Pictures stay out of this copy, which runs from the first line of the material through the line containing "const sympSurv = [1, 0.857, 0.686, 0.514, 0.514];".

* Begin *

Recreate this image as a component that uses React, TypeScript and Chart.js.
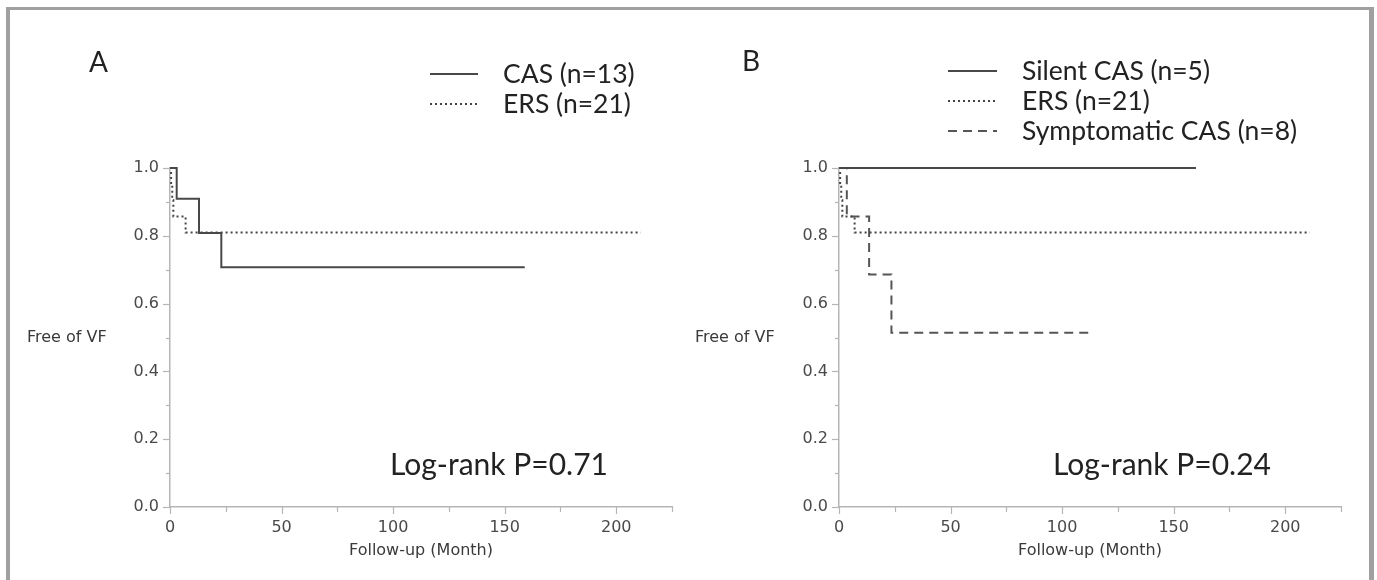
import React, { useEffect, useRef } from 'react';
import { Chart, registerables } from 'chart.js';

Chart.register(...registerables);

// ---------- data ----------
// Panel A
const casMonthsA = [0, 3, 13, 23, 159];
const casSurvA = [1, 0.909, 0.808, 0.707, 0.707];
const ersMonths = [0, 0.5, 1, 1.5, 7, 211];
const ersSurv = [1, 0.952, 0.905, 0.857, 0.81, 0.81];
// Panel B
const silentMonths = [0, 160];
const silentSurv = [1, 1];
const sympMonths = [0, 3.5, 13.5, 23.5, 113];
const sympSurv = [1, 0.857, 0.686, 0.514, 0.514];

const labelsA = ['CAS (n=13)', 'ERS (n=21)'];
const labelsB = ['Silent CAS (n=5)', 'ERS (n=21)', 'Symptomatic CAS (n=8)'];
const pTextA = 'Log-rank P=0.71';
const pTextB = 'Log-rank P=0.24';
const xTitle = 'Follow-up (Month)';
const yTitle = 'Free of VF';
const xMin = 0;
const xMax = 225;
const xStep = 25;
const xLabelStep = 50;
const xLabelMax = 200;
const yMin = 0;
const yMax = 1;
const yStep = 0.1;

const toPoints = (xs: number[], ys: number[]) => xs.map((x, i) => ({ x, y: ys[i] }));

const SOLID: number[] = [];
const DOTTED = [2, 3];
const DASHED = [9, 6];

const lineDs = (label: string, xs: number[], ys: number[], dash: number[], color: string) => ({
  label,
  data: toPoints(xs, ys),
  borderColor: color,
  borderWidth: 2,
  borderDash: dash,
  pointRadius: 0,
  stepped: 'before' as const,
  fill: false,
  clip: false as any,
});

const TEXT_FONT = 'Lato, "Open Sans", sans-serif';
const AXIS_FONT = '"DejaVu Sans", Verdana, sans-serif';

type PanelCfg = {
  letter: string;
  letterX: number;
  letterY: number;
  legendX1: number;
  legendX2: number;
  legendTextX: number;
  legendY: number;
  legendGap: number;
  yTitleX: number;
  pText: string;
  pX: number;
  pY: number;
};

function Panel({ left, width, padLeft, padRight, datasets, cfg }: { left: number; width: number; padLeft: number; padRight: number; datasets: any[]; cfg: PanelCfg }) {
  const ref = useRef<HTMLCanvasElement | null>(null);
  useEffect(() => {
    if (!ref.current) return;
    const yAxisW = 70;
    const xAxisH = 53;
    const plotBottom = 507;
    const plotTop = 168;
    const deco = {
      id: 'deco',
      afterDraw(chart: any) {
        const ctx = chart.ctx;
        const { left: L, top: T, bottom: B } = chart.chartArea;
        ctx.save();
        // tick marks
        ctx.strokeStyle = '#b5b5b5';
        ctx.lineWidth = 1.2;
        ctx.setLineDash([]);
        const xs = chart.scales.x;
        xs.ticks.forEach((t: any) => {
          const px = Math.round(xs.getPixelForValue(t.value)) + 0.5;
          const major = t.value % xLabelStep === 0 && t.value <= xLabelMax;
          const len = major ? 7 : 5;
          ctx.beginPath();
          ctx.moveTo(px, B);
          ctx.lineTo(px, B + len);
          ctx.stroke();
        });
        const ys = chart.scales.y;
        ys.ticks.forEach((t: any) => {
          const py = Math.round(ys.getPixelForValue(t.value)) + 0.5;
          const major = Math.round(t.value * 10) % 2 === 0;
          const len = major ? 7 : 4;
          ctx.beginPath();
          ctx.moveTo(L - len, py);
          ctx.lineTo(L, py);
          ctx.stroke();
        });
        // y title (horizontal)
        ctx.fillStyle = '#3a3a3a';
        ctx.font = `16px ${AXIS_FONT}`;
        ctx.textAlign = 'left';
        ctx.textBaseline = 'middle';
        ctx.fillText(yTitle, cfg.yTitleX, (T + B) / 2);
        // panel letter
        ctx.fillStyle = '#222';
        ctx.font = `28px ${TEXT_FONT}`;
        ctx.fillText(cfg.letter, cfg.letterX, cfg.letterY);
        // legend
        chart.data.datasets.forEach((ds: any, i: number) => {
          const y = cfg.legendY + i * cfg.legendGap;
          ctx.strokeStyle = ds.borderColor;
          ctx.lineWidth = 2;
          ctx.setLineDash(ds.borderDash || []);
          ctx.beginPath();
          ctx.moveTo(cfg.legendX1, y);
          ctx.lineTo(cfg.legendX2, y);
          ctx.stroke();
          ctx.setLineDash([]);
          ctx.fillStyle = '#222';
          ctx.font = `26.5px ${TEXT_FONT}`;
          ctx.fillText(ds.label, cfg.legendTextX, y);
        });
        // log-rank text
        ctx.font = `30px ${TEXT_FONT}`;
        ctx.fillStyle = '#222';
        ctx.fillText(cfg.pText, cfg.pX, cfg.pY);
        ctx.restore();
      },
    };
    const chart = new Chart(ref.current, {
      type: 'line',
      data: { datasets },
      options: {
        animation: false,
        responsive: false,
        maintainAspectRatio: false,
        layout: {
          padding: {
            left: padLeft - yAxisW,
            top: plotTop,
            right: padRight,
            bottom: 580 - plotBottom - xAxisH,
          },
        },
        plugins: {
          legend: { display: false },
          tooltip: { enabled: false },
          title: { display: false },
        },
        scales: {
          x: {
            type: 'linear',
            min: xMin,
            max: xMax,
            afterFit: (axis: any) => {
              axis.height = xAxisH;
            },
            ticks: {
              stepSize: xStep,
              autoSkip: false,
              maxRotation: 0,
              padding: 11,
              color: '#4a4a4a',
              font: { family: AXIS_FONT, size: 16 },
              callback: (v: any) => (v % xLabelStep === 0 && v <= xLabelMax ? String(v) : ''),
            },
            grid: { drawOnChartArea: false, drawTicks: false },
            border: { display: true, color: '#b5b5b5', width: 1.5 },
            title: {
              display: true,
              text: xTitle,
              color: '#3a3a3a',
              font: { family: AXIS_FONT, size: 16 },
              padding: { top: 2, bottom: 0 },
            },
          },
          y: {
            type: 'linear',
            min: yMin,
            max: yMax,
            afterFit: (axis: any) => {
              axis.width = yAxisW;
            },
            ticks: {
              stepSize: yStep,
              autoSkip: false,
              padding: 11,
              color: '#4a4a4a',
              font: { family: AXIS_FONT, size: 16 },
              callback: (v: any) => {
                const r = Math.round(Number(v) * 10);
                return r % 2 === 0 ? (r / 10).toFixed(1) : '';
              },
            },
            grid: { drawOnChartArea: false, drawTicks: false },
            border: { display: true, color: '#b5b5b5', width: 1.5 },
          },
        },
      },
      plugins: [deco],
    } as any);
    return () => chart.destroy();
  }, []);
  return (
    <canvas
      ref={ref}
      width={width}
      height={580}
      style={{ position: 'absolute', left, top: 0, width, height: 580 }}
    />
  );
}

export default function App() {
  const dsA = [
    lineDs(labelsA[0], casMonthsA, casSurvA, SOLID, '#484848'),
    lineDs(labelsA[1], ersMonths, ersSurv, DOTTED, '#444444'),
  ];
  const dsB = [
    lineDs(labelsB[0], silentMonths, silentSurv, SOLID, '#484848'),
    lineDs(labelsB[1], ersMonths, ersSurv, DOTTED, '#444444'),
    lineDs(labelsB[2], sympMonths, sympSurv, DASHED, '#555555'),
  ];
  const cfgA: PanelCfg = {
    letter: 'A', letterX: 89, letterY: 63,
    legendX1: 430, legendX2: 478, legendTextX: 503, legendY: 74, legendGap: 30,
    yTitleX: 27, pText: pTextA, pX: 390, pY: 465,
  };
  const cfgB: PanelCfg = {
    letter: 'B', letterX: 742 - 689, letterY: 62,
    legendX1: 948 - 689, legendX2: 997 - 689, legendTextX: 1022 - 689, legendY: 71, legendGap: 30,
    yTitleX: 695 - 689, pText: pTextB, pX: 1053 - 689, pY: 465,
  };
  return (
    <div style={{ position: 'absolute', left: 0, top: 0, width: 1377, height: 580, overflow: 'hidden', background: '#fff' }}>
      <div
        style={{
          position: 'absolute',
          left: 6,
          top: 7,
          width: 1377 - 6 - 3 - 4 - 5,
          height: 600,
          borderTop: '3px solid #a0a0a0',
          borderLeft: '4px solid #a0a0a0',
          borderRight: '5px solid #a0a0a0',
          boxSizing: 'content-box',
        }}
      />
      <Panel left={0} width={689} padLeft={170} padRight={689 - 672} datasets={dsA} cfg={cfgA} />
      <Panel left={689} width={688} padLeft={839 - 689} padRight={1377 - 1341} datasets={dsB} cfg={cfgB} />
    </div>
  );
}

* End *

WRITTEN SOLUTION:
Recreate this image as a component that uses React, TypeScript and Chart.js.
import React, { useEffect, useRef } from 'react';
import { Chart, registerables } from 'chart.js';

Chart.register(...registerables);

// ---------- data ----------
// Panel A
const casMonthsA = [0, 3, 13, 23, 159];
const casSurvA = [1, 0.909, 0.808, 0.707, 0.707];
const ersMonths = [0, 0.5, 1, 1.5, 7, 211];
const ersSurv = [1, 0.952, 0.905, 0.857, 0.81, 0.81];
// Panel B
const silentMonths = [0, 160];
const silentSurv = [1, 1];
const sympMonths = [0, 3.5, 13.5, 23.5, 113];
const sympSurv = [1, 0.857, 0.686, 0.514, 0.514];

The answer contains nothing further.